Pikeville Cut-Through

The Pikeville Cut-Through is a rock cut in Pikeville, Kentucky, United States, created by the U.S. Army Corps of Engineers, through which passes a four-lane divided highway (Corridor B, numbered as U.S. Route 23 (US 23), US 119, US 460, and KY 80), a railroad line (CSX' Big Sandy Subdivision), and the Levisa Fork of the Big Sandy River. It is one of the largest civil engineering projects in the Western Hemisphere. Nearly 18,000,000 cubic yards (14,000,000 m3) of soil and rock were moved, making the Pikeville Cut-Through second only to the Panama Canal (240,000,000 cubic yards (180,000,000 m3)) when ranking the hemisphere's largest earth-moving projects. Dr.
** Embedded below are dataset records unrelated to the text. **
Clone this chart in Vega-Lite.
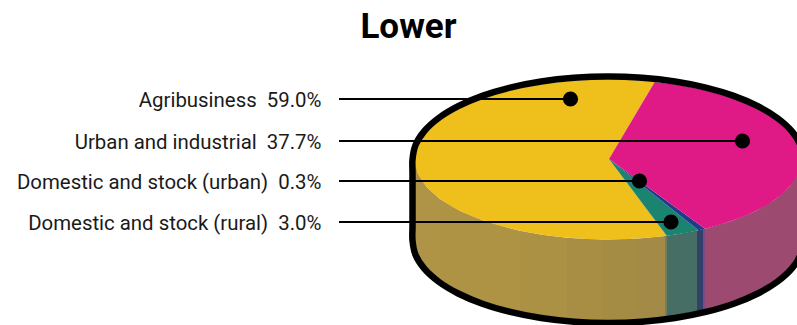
{"$schema":"https://vega.github.io/schema/vega-lite/v6.json","width":797,"height":325,"padding":0,"autosize":"none","background":"white","config":{"view":{"stroke":null}},
"title":{"text":"Lower","font":"Roboto","fontWeight":"bold","fontSize":35,"color":"#000000","anchor":"middle","dx":10,"dy":73,"offset":0,"baseline":"alphabetic"},
"datasets":{
"side":[
{"part":"sideY1","x":415,"y":159.5,"y2":240.5},{"part":"sideY1","x":417.9,"y":173.4,"y2":254.4},{"part":"sideY1","x":426.6,"y":186.9,"y2":267.9},{"part":"sideY1","x":440,"y":198.9,"y2":279.9},
{"part":"sideY2","x":440,"y":198.9,"y2":279.9},{"part":"sideY2","x":460.2,"y":210.9,"y2":291.9},{"part":"sideY2","x":483.9,"y":220.8,"y2":301.8},{"part":"sideY2","x":511.5,"y":228.8,"y2":309.8},{"part":"sideY2","x":520,"y":230.7,"y2":311.7},
{"part":"sideY3","x":520,"y":230.7,"y2":311.7},{"part":"sideY3","x":542,"y":234.7,"y2":315.7},{"part":"sideY3","x":567,"y":237.7,"y2":318.7},
{"part":"sideY4","x":567,"y":237.7,"y2":318.7},{"part":"sideY4","x":574.5,"y":238.3,"y2":319.3},{"part":"sideY4","x":603,"y":239.5,"y2":320.5},
{"part":"sideY5","x":603,"y":239.5,"y2":320.5},{"part":"sideY5","x":608,"y":239.5,"y2":320.5},{"part":"sideY5","x":638,"y":238.5,"y2":319.5},
{"part":"sideY6","x":638,"y":238.5,"y2":319.5},{"part":"sideY6","x":641.5,"y":238.3,"y2":319.3},{"part":"sideY6","x":665,"y":235.9,"y2":316.9},
{"part":"sideStripe","x":665,"y":235.9,"y2":316.9},{"part":"sideStripe","x":667,"y":235.6,"y2":316.6},
{"part":"sideTeal","x":667,"y":235.6,"y2":316.6},{"part":"sideTeal","x":674,"y":234.7,"y2":315.7},{"part":"sideTeal","x":697,"y":230.5,"y2":311.5},
{"part":"sideBlue","x":697,"y":230.5,"y2":311.5},{"part":"sideBlue","x":703,"y":229.1,"y2":310.1},
{"part":"sidePurple","x":703,"y":229.1,"y2":310.1},{"part":"sidePurple","x":705,"y":228.7,"y2":309.7},
{"part":"sideMagenta","x":705,"y":228.7,"y2":309.7},{"part":"sideMagenta","x":732.1,"y":220.8,"y2":301.8},{"part":"sideMagenta","x":755.8,"y":210.9,"y2":291.9},{"part":"sideMagenta","x":775.1,"y":199.5,"y2":280.5},{"part":"sideMagenta","x":789.4,"y":186.9,"y2":267.9},{"part":"sideMagenta","x":798.1,"y":173.4,"y2":254.4},{"part":"sideMagenta","x":801,"y":159.5,"y2":240.5}
],
"slices":[
{"part":"Agribusiness","n":0,"x":609,"y":159},{"part":"Agribusiness","n":1,"x":654.7,"y":81.9},{"part":"Agribusiness","n":2,"x":641.5,"y":80.7},{"part":"Agribusiness","n":3,"x":624.8,"y":79.8},{"part":"Agribusiness","n":4,"x":608,"y":79.5},{"part":"Agribusiness","n":5,"x":591.2,"y":79.8},{"part":"Agribusiness","n":6,"x":574.5,"y":80.7},{"part":"Agribusiness","n":7,"x":558,"y":82.2},{"part":"Agribusiness","n":8,"x":542,"y":84.3},{"part":"Agribusiness","n":9,"x":526.4,"y":87},{"part":"Agribusiness","n":10,"x":511.5,"y":90.2},{"part":"Agribusiness","n":11,"x":497.3,"y":94},{"part":"Agribusiness","n":12,"x":483.9,"y":98.2},{"part":"Agribusiness","n":13,"x":471.5,"y":102.9},{"part":"Agribusiness","n":14,"x":460.2,"y":108.1},{"part":"Agribusiness","n":15,"x":449.9,"y":113.6},{"part":"Agribusiness","n":16,"x":440.9,"y":119.5},{"part":"Agribusiness","n":17,"x":433.1,"y":125.7},{"part":"Agribusiness","n":18,"x":426.6,"y":132.1},{"part":"Agribusiness","n":19,"x":421.6,"y":138.8},{"part":"Agribusiness","n":20,"x":417.9,"y":145.6},{"part":"Agribusiness","n":21,"x":415.7,"y":152.5},{"part":"Agribusiness","n":22,"x":415,"y":159.5},{"part":"Agribusiness","n":23,"x":415.7,"y":166.5},{"part":"Agribusiness","n":24,"x":417.9,"y":173.4},{"part":"Agribusiness","n":25,"x":421.6,"y":180.2},{"part":"Agribusiness","n":26,"x":426.6,"y":186.9},{"part":"Agribusiness","n":27,"x":433.1,"y":193.3},{"part":"Agribusiness","n":28,"x":440.9,"y":199.5},{"part":"Agribusiness","n":29,"x":449.9,"y":205.4},{"part":"Agribusiness","n":30,"x":460.2,"y":210.9},{"part":"Agribusiness","n":31,"x":471.5,"y":216.1},{"part":"Agribusiness","n":32,"x":483.9,"y":220.8},{"part":"Agribusiness","n":33,"x":497.3,"y":225},{"part":"Agribusiness","n":34,"x":511.5,"y":228.8},{"part":"Agribusiness","n":35,"x":526.4,"y":232},{"part":"Agribusiness","n":36,"x":542,"y":234.7},{"part":"Agribusiness","n":37,"x":558,"y":236.8},{"part":"Agribusiness","n":38,"x":574.5,"y":238.3},{"part":"Agribusiness","n":39,"x":591.2,"y":239.2},{"part":"Agribusiness","n":40,"x":608,"y":239.5},{"part":"Agribusiness","n":41,"x":624.8,"y":239.2},{"part":"Agribusiness","n":42,"x":641.5,"y":238.3},{"part":"Agribusiness","n":43,"x":658,"y":236.8},{"part":"Agribusiness","n":44,"x":666.7,"y":235.7},{"part":"Agribusiness","n":45,"x":609,"y":159},
{"part":"Rural","n":0,"x":609,"y":159},{"part":"Rural","n":1,"x":666.7,"y":235.7},{"part":"Rural","n":2,"x":674,"y":234.7},{"part":"Rural","n":3,"x":688,"y":232.4},{"part":"Rural","n":4,"x":698.5,"y":230.2},{"part":"Rural","n":5,"x":609,"y":159},
{"part":"Urban domestic","n":0,"x":609,"y":159},{"part":"Urban domestic","n":1,"x":698.5,"y":230.2},{"part":"Urban domestic","n":2,"x":705,"y":228.8},{"part":"Urban domestic","n":3,"x":609,"y":159},
{"part":"Urban and industrial","n":0,"x":609,"y":159},{"part":"Urban and industrial","n":1,"x":705,"y":228.8},{"part":"Urban and industrial","n":2,"x":718.7,"y":225},{"part":"Urban and industrial","n":3,"x":732.1,"y":220.8},{"part":"Urban and industrial","n":4,"x":744.5,"y":216.1},{"part":"Urban and industrial","n":5,"x":755.8,"y":210.9},{"part":"Urban and industrial","n":6,"x":766.1,"y":205.4},{"part":"Urban and industrial","n":7,"x":775.1,"y":199.5},{"part":"Urban and industrial","n":8,"x":782.9,"y":193.3},{"part":"Urban and industrial","n":9,"x":789.4,"y":186.9},{"part":"Urban and industrial","n":10,"x":794.4,"y":180.2},{"part":"Urban and industrial","n":11,"x":798.1,"y":173.4},{"part":"Urban and industrial","n":12,"x":800.3,"y":166.5},{"part":"Urban and industrial","n":13,"x":801,"y":159.5},{"part":"Urban and industrial","n":14,"x":800.3,"y":152.5},{"part":"Urban and industrial","n":15,"x":798.1,"y":145.6},{"part":"Urban and industrial","n":16,"x":794.4,"y":138.8},{"part":"Urban and industrial","n":17,"x":789.4,"y":132.1},{"part":"Urban and industrial","n":18,"x":782.9,"y":125.7},{"part":"Urban and industrial","n":19,"x":775.1,"y":119.5},{"part":"Urban and industrial","n":20,"x":766.1,"y":113.6},{"part":"Urban and industrial","n":21,"x":755.8,"y":108.1},{"part":"Urban and industrial","n":22,"x":744.5,"y":102.9},{"part":"Urban and industrial","n":23,"x":732.1,"y":98.2},{"part":"Urban and industrial","n":24,"x":718.7,"y":94},{"part":"Urban and industrial","n":25,"x":704.5,"y":90.2},{"part":"Urban and industrial","n":26,"x":689.6,"y":87},{"part":"Urban and industrial","n":27,"x":674,"y":84.3},{"part":"Urban and industrial","n":28,"x":654.7,"y":81.9},{"part":"Urban and industrial","n":29,"x":609,"y":159}
],
"outline":[
{"n":0,"x":803.5,"y":159.5},{"n":1,"x":800.5,"y":145.1},{"n":2,"x":791.7,"y":131.1},{"n":3,"x":777.3,"y":118},{"n":4,"x":757.8,"y":106.2},{"n":5,"x":733.7,"y":95.9},{"n":6,"x":705.8,"y":87.6},{"n":7,"x":674.9,"y":81.5},{"n":8,"x":642,"y":77.8},{"n":9,"x":608,"y":76.5},{"n":10,"x":574,"y":77.8},{"n":11,"x":541.1,"y":81.5},{"n":12,"x":510.2,"y":87.6},{"n":13,"x":482.3,"y":95.9},{"n":14,"x":458.2,"y":106.2},{"n":15,"x":438.7,"y":118},{"n":16,"x":424.3,"y":131.1},{"n":17,"x":415.5,"y":145.1},{"n":18,"x":412.5,"y":159.5},{"n":19,"x":412.5,"y":173},{"n":20,"x":412.5,"y":187},{"n":21,"x":412.5,"y":200},{"n":22,"x":412.5,"y":214},{"n":23,"x":412.5,"y":227},{"n":24,"x":412.5,"y":240.5},{"n":25,"x":415.5,"y":254.8},{"n":26,"x":424.3,"y":268.7},{"n":27,"x":438.7,"y":281.75},{"n":28,"x":458.2,"y":293.5},{"n":29,"x":482.3,"y":303.7},{"n":30,"x":510.2,"y":311.9},{"n":31,"x":541.1,"y":318},{"n":32,"x":574,"y":321.7},{"n":33,"x":608,"y":323},{"n":34,"x":642,"y":321.7},{"n":35,"x":674.9,"y":318},{"n":36,"x":705.8,"y":311.9},{"n":37,"x":733.7,"y":303.7},{"n":38,"x":757.8,"y":293.5},{"n":39,"x":777.3,"y":281.75},{"n":40,"x":791.7,"y":268.7},{"n":41,"x":800.5,"y":254.8},{"n":42,"x":803.5,"y":240.5}
],
"labels":[
{"label":"Agribusiness\u00a0\u00a059.0%","share":59.0,"labelX":321.5,"lineStart":339,"dotX":570.5,"rowY":99},
{"label":"Urban and industrial\u00a0\u00a037.7%","share":37.7,"labelX":321.5,"lineStart":339,"dotX":742.5,"rowY":141},
{"label":"Domestic and stock (urban)\u00a0\u00a00.3%","share":0.3,"labelX":321.5,"lineStart":339,"dotX":639.5,"rowY":181},
{"label":"Domestic and stock (rural)\u00a0\u00a03.0%","share":3.0,"labelX":321.5,"lineStart":339,"dotX":671,"rowY":222}
]},
"layer":[
{"data":{"name":"side"},"mark":{"type":"area","clip":true,"interpolate":"linear"},
"encoding":{"x":{"field":"x","type":"quantitative","axis":null,"scale":{"domain":[0,797],"nice":false,"zero":false}},"y":{"field":"y","type":"quantitative","axis":null,"scale":{"domain":[325,0],"nice":false,"zero":false}},"y2":{"field":"y2"},
"fill":{"field":"part","type":"nominal","legend":null,"scale":{"domain":["sideY1","sideY2","sideY3","sideY4","sideY5","sideY6","sideStripe","sideTeal","sideBlue","sidePurple","sideMagenta","Agribusiness","Urban and industrial","Rural","Urban domestic"],"range":["#af9347","#ae9345","#ab9144","#a88e44","#a58c45","#a38a46","#6f7f62","#466e65","#33406b","#7a4a80","#9c4a6f","#efbf1b","#df1a86","#1a8471","#1f3b8a"]}}}},
{"data":{"name":"slices"},"mark":{"type":"line","clip":true,"strokeWidth":0,"interpolate":"linear"},
"encoding":{"x":{"field":"x","type":"quantitative","axis":null,"scale":{"domain":[0,797],"nice":false,"zero":false}},"y":{"field":"y","type":"quantitative","axis":null,"scale":{"domain":[325,0],"nice":false,"zero":false}},"order":{"field":"n","type":"quantitative"},
"fill":{"field":"part","type":"nominal","legend":null}}},
{"data":{"name":"outline"},"mark":{"type":"line","clip":true,"stroke":"#000000","strokeWidth":6.5,"interpolate":"catmull-rom"},
"encoding":{"x":{"field":"x","type":"quantitative","axis":null,"scale":{"domain":[0,797],"nice":false,"zero":false}},"y":{"field":"y","type":"quantitative","axis":null,"scale":{"domain":[325,0],"nice":false,"zero":false}},"order":{"field":"n","type":"quantitative"}}},
{"data":{"name":"labels"},"mark":{"type":"rule","stroke":"#000000","strokeWidth":2.2},
"encoding":{"x":{"field":"lineStart","type":"quantitative","axis":null,"scale":{"domain":[0,797],"nice":false,"zero":false}},"x2":{"field":"dotX"},"y":{"field":"rowY","type":"quantitative","axis":null,"scale":{"domain":[325,0],"nice":false,"zero":false}}}},
{"data":{"name":"labels"},"mark":{"type":"point","filled":true,"opacity":1,"color":"#000000","size":230},
"encoding":{"x":{"field":"dotX","type":"quantitative","axis":null,"scale":{"domain":[0,797],"nice":false,"zero":false}},"y":{"field":"rowY","type":"quantitative","axis":null,"scale":{"domain":[325,0],"nice":false,"zero":false}}}},
{"data":{"name":"labels"},"mark":{"type":"text","align":"right","baseline":"middle","dy":1.5,"font":"Roboto","fontSize":20.4,"color":"#1a1a1a"},
"encoding":{"x":{"field":"labelX","type":"quantitative","axis":null,"scale":{"domain":[0,797],"nice":false,"zero":false}},"y":{"field":"rowY","type":"quantitative","axis":null,"scale":{"domain":[325,0],"nice":false,"zero":false}},"text":{"field":"label"}}}
]}
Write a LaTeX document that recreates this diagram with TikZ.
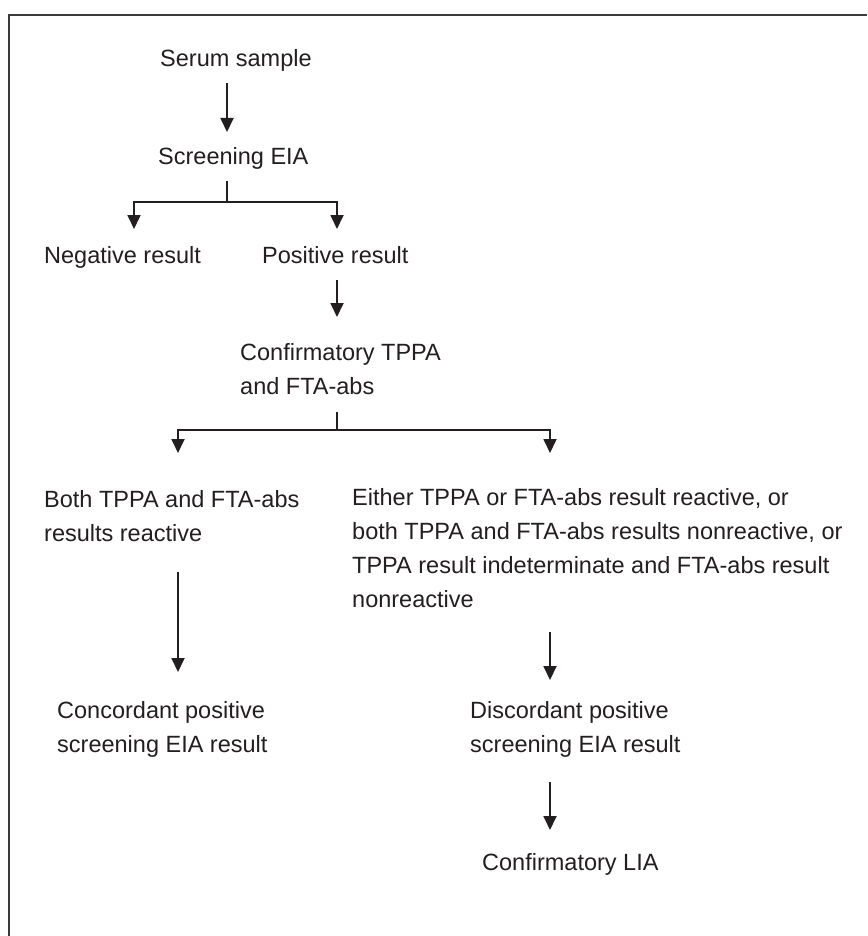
\documentclass[tikz,border=0pt]{standalone}
\usepackage{fontspec}
\setmainfont{Liberation Sans}
\usetikzlibrary{arrows.meta}
\definecolor{ink}{HTML}{231F20}
\definecolor{frame}{HTML}{3A3A3A}
\begin{document}
\begin{tikzpicture}[x=1pt,y=-1pt,
  lbl/.style={anchor=base west, inner sep=0pt, align=left, text=ink,
    font=\fontsize{23.5}{34}\selectfont},
  arr/.style={draw=ink, line width=1.8pt, -{Triangle[width=13pt,length=14pt]}},
  ln/.style={draw=ink, line width=1.8pt}]
\useasboundingbox (0,0) rectangle (867,936);
\fill[white] (0,0) rectangle (867,936);
\draw[frame, line width=2.6pt] (867,15) -- (9,15) -- (9,936);

% multi-line nodes are placed by the baseline of their last line
\node[lbl] (serum) at (160,67) {Serum sample};
\node[lbl] (screen) at (158,165) {Screening EIA};
\node[lbl] (neg) at (44,263) {Negative result};
\node[lbl] (pos) at (262,263) {Positive result};
\node[lbl] (conf) at (240,394) {Confirmatory TPPA\\and FTA-abs};
\node[lbl] (both) at (44,541) {Both TPPA and FTA-abs\\results reactive};
\node[lbl] (either) at (352,607) {Either TPPA or FTA-abs result reactive, or\\both TPPA and FTA-abs results nonreactive, or\\TPPA result indeterminate and FTA-abs result\\nonreactive};
\node[lbl] (conc) at (57,752) {Concordant positive\\screening EIA result};
\node[lbl] (disc) at (470,752) {Discordant positive\\screening EIA result};
\node[lbl] (lia) at (482,870) {Confirmatory LIA};

% serum -> screening
\coordinate (s1) at (227,83);
\coordinate (s2) at (227,132);
\draw[arr] (s1) -- (s2);
% screening split
\coordinate (b0) at (227,181);
\coordinate (b1) at (227,202);
\coordinate (bl) at (134,202);
\coordinate (br) at (337,202);
\coordinate (blt) at (134,229);
\coordinate (brt) at (337,229);
\draw[ln] (b0) -- (b1);
\draw[arr] (b1) -- (bl) -- (blt);
\draw[arr] (b1) -- (br) -- (brt);
% positive -> confirmatory
\coordinate (p1) at (337,280);
\coordinate (p2) at (337,317);
\draw[arr] (p1) -- (p2);
% confirmatory split
\coordinate (c0) at (337,412);
\coordinate (c1) at (337,430);
\coordinate (cl) at (178,430);
\coordinate (cr) at (550,430);
\coordinate (clt) at (178,453);
\coordinate (crt) at (550,453);
\draw[ln] (c0) -- (c1);
\draw[arr] (c1) -- (cl) -- (clt);
\draw[arr] (c1) -- (cr) -- (crt);
% both -> concordant
\coordinate (d1) at (178,572);
\coordinate (d2) at (178,672);
\draw[arr] (d1) -- (d2);
% either -> discordant
\coordinate (e1) at (550,632);
\coordinate (e2) at (550,680);
\draw[arr] (e1) -- (e2);
% discordant -> LIA
\coordinate (f1) at (550,782);
\coordinate (f2) at (550,830);
\draw[arr] (f1) -- (f2);
\end{tikzpicture}
\end{document}
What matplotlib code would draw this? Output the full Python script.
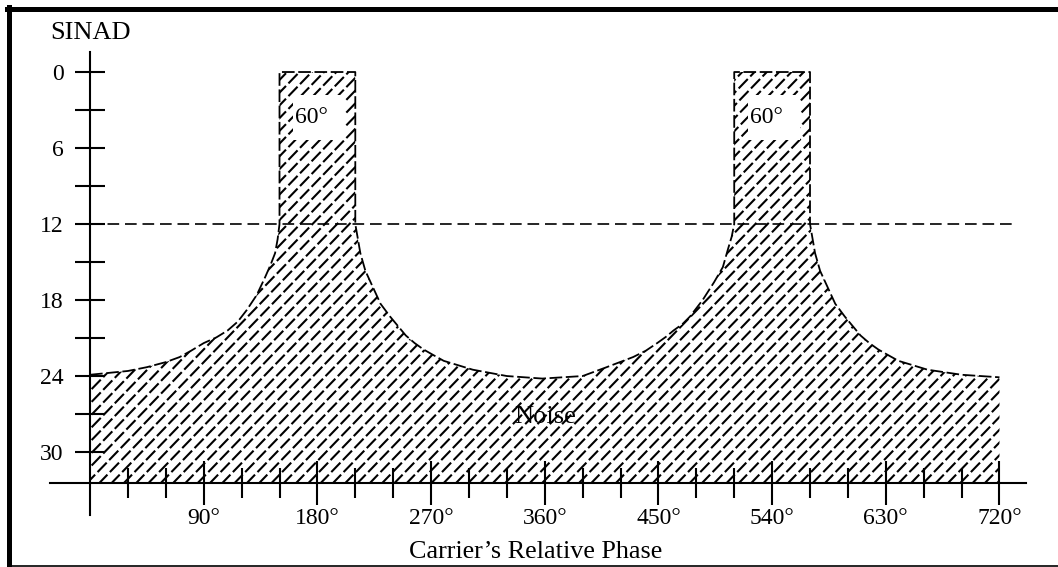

William Hambley, who served as mayor of Pikeville for 29 years, Robert H. Holcomb, Chamber of Commerce president, and Henry Stratton, local attorney, spearheaded the project.

The Pikeville Cut-Through is 1,300 feet (400 m) wide, 3,700 feet (1.1 km) long, and 523 feet (159 m) deep. The project was completed in 1987 following 14 years of work at a cost of $77.6 million ($215 million in 2024 dollars).